What you need to do: Take the lines from the beginning of the material through the line containing "3.60, 3.65, 3.70, 3.75, 3.80, 3.85, 3.90, 3.95, 4.00]" and retype them exactly, leaving the pictures out.
──────── The records ────────
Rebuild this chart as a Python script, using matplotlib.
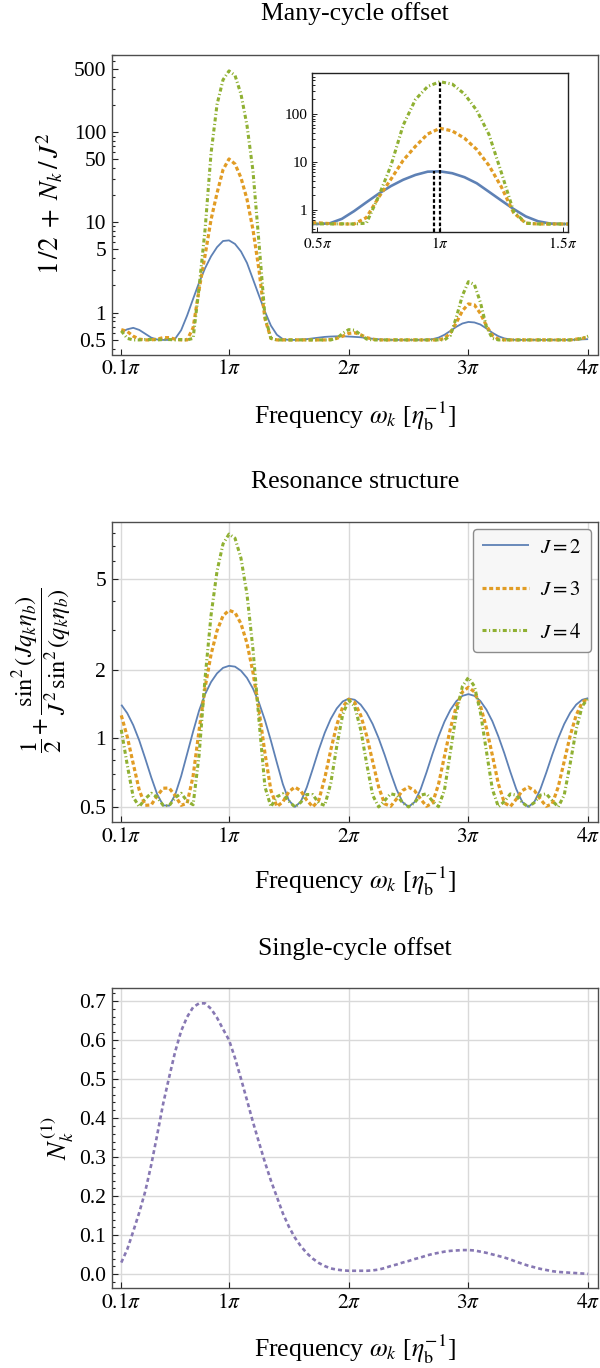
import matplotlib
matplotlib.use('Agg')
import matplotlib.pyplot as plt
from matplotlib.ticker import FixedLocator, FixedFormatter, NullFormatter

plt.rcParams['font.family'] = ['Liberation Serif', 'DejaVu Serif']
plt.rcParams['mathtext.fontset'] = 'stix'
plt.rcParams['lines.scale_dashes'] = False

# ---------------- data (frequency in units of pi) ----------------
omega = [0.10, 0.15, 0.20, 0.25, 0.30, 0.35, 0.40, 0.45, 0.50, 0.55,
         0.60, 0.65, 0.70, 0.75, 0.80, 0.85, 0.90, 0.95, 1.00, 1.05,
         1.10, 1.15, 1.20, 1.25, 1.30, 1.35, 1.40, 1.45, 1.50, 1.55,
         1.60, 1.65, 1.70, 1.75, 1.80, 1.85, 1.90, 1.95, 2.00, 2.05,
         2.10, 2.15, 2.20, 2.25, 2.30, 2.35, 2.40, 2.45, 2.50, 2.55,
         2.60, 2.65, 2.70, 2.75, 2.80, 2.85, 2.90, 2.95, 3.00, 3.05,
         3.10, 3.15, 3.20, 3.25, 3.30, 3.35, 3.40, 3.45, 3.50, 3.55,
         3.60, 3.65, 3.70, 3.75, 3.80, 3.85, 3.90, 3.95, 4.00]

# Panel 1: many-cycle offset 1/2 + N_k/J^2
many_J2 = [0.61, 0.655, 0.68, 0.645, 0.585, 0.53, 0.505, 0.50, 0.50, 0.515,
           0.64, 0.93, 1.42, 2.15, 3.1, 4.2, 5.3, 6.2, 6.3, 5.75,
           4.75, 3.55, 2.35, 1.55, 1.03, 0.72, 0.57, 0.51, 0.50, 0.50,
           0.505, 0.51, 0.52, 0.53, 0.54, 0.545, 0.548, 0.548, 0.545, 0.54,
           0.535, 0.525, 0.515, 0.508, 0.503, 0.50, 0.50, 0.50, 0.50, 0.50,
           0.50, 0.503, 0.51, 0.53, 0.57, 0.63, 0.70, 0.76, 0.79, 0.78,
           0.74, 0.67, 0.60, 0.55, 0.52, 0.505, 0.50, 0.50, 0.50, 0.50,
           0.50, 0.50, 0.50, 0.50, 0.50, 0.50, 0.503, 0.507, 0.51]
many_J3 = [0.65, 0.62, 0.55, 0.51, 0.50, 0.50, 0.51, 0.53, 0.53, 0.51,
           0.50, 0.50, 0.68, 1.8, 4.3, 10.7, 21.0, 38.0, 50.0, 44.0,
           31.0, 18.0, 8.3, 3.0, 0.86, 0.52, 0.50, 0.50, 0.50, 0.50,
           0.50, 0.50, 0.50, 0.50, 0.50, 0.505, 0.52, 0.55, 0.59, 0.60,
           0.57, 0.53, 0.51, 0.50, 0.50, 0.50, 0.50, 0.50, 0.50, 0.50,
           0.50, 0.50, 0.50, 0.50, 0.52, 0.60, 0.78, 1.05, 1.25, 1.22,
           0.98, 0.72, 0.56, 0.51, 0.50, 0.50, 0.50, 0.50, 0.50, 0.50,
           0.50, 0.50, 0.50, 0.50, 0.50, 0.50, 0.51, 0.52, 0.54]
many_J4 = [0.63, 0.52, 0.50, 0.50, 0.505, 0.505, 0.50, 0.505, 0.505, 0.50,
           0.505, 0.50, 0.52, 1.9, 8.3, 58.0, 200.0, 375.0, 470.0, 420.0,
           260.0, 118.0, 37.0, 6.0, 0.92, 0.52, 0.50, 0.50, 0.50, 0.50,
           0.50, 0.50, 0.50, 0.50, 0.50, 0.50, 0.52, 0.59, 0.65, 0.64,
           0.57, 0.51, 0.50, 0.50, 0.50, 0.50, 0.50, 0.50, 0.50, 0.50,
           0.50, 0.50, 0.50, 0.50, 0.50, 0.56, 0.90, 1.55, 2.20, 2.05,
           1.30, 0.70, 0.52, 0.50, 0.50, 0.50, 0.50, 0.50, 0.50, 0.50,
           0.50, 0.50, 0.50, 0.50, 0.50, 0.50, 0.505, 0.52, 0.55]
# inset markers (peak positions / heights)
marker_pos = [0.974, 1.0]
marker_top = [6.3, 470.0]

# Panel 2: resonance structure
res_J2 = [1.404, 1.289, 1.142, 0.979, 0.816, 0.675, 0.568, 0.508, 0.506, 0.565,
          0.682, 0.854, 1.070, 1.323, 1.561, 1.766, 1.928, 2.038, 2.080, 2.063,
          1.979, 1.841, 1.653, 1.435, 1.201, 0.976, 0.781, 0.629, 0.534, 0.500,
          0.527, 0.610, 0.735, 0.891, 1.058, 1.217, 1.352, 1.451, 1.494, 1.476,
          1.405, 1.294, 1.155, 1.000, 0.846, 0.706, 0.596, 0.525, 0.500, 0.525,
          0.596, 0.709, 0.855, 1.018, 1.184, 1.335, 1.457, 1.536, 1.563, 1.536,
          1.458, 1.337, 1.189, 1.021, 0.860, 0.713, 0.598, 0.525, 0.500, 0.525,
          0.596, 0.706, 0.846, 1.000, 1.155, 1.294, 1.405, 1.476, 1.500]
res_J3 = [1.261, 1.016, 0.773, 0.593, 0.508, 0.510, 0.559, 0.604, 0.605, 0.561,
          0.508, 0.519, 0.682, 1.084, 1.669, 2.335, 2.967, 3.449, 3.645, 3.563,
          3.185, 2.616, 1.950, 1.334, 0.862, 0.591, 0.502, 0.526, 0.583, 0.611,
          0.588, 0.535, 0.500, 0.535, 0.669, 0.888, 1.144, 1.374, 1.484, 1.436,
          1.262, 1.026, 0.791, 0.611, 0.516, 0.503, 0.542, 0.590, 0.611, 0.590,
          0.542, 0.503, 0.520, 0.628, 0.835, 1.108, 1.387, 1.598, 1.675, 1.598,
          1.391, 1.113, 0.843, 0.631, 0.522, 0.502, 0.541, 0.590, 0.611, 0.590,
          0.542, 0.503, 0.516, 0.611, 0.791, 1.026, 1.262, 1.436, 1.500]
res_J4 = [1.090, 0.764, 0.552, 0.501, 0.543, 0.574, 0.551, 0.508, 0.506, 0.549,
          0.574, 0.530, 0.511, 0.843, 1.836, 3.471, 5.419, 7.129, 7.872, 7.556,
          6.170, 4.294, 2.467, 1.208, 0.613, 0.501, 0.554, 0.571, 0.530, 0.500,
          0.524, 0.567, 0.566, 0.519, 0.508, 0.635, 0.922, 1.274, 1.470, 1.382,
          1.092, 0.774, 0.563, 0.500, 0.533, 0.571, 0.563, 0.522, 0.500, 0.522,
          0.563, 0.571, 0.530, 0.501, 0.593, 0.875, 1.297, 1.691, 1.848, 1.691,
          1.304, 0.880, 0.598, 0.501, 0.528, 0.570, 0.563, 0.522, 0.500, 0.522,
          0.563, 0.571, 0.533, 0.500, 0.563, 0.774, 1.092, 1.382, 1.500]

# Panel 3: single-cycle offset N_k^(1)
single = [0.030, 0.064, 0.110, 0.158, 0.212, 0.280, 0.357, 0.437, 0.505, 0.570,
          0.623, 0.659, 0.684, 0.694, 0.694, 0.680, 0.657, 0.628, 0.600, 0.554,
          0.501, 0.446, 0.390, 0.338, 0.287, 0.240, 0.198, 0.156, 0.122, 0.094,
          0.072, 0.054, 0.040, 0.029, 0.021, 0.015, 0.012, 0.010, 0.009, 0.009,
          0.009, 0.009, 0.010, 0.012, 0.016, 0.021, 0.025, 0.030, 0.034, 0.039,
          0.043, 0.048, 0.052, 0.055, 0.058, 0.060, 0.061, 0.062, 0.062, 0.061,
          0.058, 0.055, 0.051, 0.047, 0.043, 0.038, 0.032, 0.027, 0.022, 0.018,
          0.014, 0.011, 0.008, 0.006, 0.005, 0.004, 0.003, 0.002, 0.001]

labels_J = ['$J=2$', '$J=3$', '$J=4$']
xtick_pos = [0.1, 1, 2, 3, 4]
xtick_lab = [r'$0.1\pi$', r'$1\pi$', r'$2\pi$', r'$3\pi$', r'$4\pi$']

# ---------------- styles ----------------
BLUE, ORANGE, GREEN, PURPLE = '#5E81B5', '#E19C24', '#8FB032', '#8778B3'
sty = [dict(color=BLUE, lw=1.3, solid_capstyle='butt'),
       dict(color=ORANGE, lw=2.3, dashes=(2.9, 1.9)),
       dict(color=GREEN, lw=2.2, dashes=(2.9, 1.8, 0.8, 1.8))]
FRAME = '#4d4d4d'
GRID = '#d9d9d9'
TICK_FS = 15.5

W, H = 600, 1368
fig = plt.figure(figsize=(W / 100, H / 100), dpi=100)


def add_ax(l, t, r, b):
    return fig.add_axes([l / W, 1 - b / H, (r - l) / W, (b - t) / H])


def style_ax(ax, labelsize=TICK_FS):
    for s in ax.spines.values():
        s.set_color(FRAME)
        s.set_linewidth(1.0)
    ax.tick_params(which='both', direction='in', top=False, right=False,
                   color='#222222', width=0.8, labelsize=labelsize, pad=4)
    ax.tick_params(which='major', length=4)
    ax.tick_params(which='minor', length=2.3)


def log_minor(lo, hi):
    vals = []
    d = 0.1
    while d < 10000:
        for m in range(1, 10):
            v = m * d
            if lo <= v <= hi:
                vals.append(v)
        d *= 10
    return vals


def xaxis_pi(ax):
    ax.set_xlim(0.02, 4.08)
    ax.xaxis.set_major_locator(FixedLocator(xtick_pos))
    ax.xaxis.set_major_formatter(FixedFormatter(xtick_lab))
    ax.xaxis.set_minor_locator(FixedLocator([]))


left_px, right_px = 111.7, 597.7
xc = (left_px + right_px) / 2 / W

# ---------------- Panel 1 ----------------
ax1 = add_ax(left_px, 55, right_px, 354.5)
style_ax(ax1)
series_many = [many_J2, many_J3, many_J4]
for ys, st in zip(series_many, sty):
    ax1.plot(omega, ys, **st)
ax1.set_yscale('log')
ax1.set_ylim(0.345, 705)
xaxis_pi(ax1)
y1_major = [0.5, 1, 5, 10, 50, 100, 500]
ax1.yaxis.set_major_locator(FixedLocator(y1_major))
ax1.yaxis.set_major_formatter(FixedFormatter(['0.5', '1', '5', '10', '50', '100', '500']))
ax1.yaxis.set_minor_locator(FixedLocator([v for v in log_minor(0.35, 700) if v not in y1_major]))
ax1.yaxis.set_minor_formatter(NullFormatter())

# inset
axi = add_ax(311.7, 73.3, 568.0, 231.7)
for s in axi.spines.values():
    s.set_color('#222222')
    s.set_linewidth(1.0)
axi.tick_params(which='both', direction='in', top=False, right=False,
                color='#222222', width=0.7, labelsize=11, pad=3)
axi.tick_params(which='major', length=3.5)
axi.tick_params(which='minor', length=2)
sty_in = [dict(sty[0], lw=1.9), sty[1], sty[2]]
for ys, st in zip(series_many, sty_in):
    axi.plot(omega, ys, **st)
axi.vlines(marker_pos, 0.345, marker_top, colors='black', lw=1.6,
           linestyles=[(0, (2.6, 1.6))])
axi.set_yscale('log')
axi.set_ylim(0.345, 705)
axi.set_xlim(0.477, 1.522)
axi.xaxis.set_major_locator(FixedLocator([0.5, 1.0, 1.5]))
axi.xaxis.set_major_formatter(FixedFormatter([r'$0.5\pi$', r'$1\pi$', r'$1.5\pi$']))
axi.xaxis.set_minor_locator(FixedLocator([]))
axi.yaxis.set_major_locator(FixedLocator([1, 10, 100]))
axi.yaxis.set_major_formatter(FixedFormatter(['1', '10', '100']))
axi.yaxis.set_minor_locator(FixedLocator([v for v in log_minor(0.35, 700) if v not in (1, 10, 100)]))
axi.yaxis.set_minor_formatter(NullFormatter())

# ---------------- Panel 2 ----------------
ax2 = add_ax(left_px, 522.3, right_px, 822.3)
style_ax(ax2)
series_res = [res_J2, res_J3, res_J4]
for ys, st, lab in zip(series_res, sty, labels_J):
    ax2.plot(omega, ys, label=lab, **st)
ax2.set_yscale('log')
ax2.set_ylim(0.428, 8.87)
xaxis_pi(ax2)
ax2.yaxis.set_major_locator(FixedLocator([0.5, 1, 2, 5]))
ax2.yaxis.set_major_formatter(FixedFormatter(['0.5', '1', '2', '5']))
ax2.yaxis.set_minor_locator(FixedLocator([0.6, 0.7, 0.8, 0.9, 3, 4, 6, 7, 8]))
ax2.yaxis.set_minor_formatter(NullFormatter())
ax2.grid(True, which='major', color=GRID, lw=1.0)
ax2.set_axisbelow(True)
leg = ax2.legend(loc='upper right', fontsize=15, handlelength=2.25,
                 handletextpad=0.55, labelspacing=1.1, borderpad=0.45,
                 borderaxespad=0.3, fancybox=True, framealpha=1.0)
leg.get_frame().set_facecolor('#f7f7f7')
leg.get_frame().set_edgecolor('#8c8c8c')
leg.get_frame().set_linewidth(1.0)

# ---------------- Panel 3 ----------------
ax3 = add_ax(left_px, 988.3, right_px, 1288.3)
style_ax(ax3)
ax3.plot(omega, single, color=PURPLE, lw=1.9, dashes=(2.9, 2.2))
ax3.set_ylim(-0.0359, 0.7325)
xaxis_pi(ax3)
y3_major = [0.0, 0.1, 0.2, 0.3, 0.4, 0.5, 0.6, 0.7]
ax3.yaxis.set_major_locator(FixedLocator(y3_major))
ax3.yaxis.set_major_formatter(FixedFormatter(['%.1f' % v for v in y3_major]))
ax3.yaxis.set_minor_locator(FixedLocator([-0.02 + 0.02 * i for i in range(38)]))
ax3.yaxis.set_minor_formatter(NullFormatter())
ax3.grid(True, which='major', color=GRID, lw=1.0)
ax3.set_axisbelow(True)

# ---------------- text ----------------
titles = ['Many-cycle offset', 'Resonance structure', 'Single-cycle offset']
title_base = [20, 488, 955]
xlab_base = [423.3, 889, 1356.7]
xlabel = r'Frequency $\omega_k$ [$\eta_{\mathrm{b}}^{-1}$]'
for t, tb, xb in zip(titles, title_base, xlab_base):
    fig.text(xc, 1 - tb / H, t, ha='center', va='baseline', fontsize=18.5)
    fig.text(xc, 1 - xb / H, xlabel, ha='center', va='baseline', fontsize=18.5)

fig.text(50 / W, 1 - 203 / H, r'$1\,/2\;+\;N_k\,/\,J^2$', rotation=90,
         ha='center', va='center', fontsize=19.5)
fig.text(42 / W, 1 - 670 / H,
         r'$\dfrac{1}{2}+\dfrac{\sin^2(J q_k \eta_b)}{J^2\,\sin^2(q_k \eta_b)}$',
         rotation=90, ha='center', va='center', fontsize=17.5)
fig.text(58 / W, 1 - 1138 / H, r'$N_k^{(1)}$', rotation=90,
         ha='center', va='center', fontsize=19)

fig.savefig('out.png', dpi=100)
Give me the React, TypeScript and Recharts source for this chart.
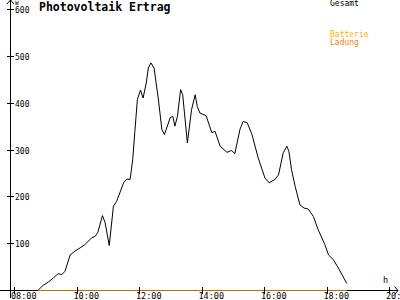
────────
The response:
Rebuild this chart as a Python script, using matplotlib.
import matplotlib
matplotlib.use('Agg')
import matplotlib.pyplot as plt
from matplotlib.ticker import FixedLocator, FixedFormatter, NullFormatter

plt.rcParams['font.family'] = ['Liberation Serif', 'DejaVu Serif']
plt.rcParams['mathtext.fontset'] = 'stix'
plt.rcParams['lines.scale_dashes'] = False

# ---------------- data (frequency in units of pi) ----------------
omega = [0.10, 0.15, 0.20, 0.25, 0.30, 0.35, 0.40, 0.45, 0.50, 0.55,
         0.60, 0.65, 0.70, 0.75, 0.80, 0.85, 0.90, 0.95, 1.00, 1.05,
         1.10, 1.15, 1.20, 1.25, 1.30, 1.35, 1.40, 1.45, 1.50, 1.55,
         1.60, 1.65, 1.70, 1.75, 1.80, 1.85, 1.90, 1.95, 2.00, 2.05,
         2.10, 2.15, 2.20, 2.25, 2.30, 2.35, 2.40, 2.45, 2.50, 2.55,
         2.60, 2.65, 2.70, 2.75, 2.80, 2.85, 2.90, 2.95, 3.00, 3.05,
         3.10, 3.15, 3.20, 3.25, 3.30, 3.35, 3.40, 3.45, 3.50, 3.55,
         3.60, 3.65, 3.70, 3.75, 3.80, 3.85, 3.90, 3.95, 4.00]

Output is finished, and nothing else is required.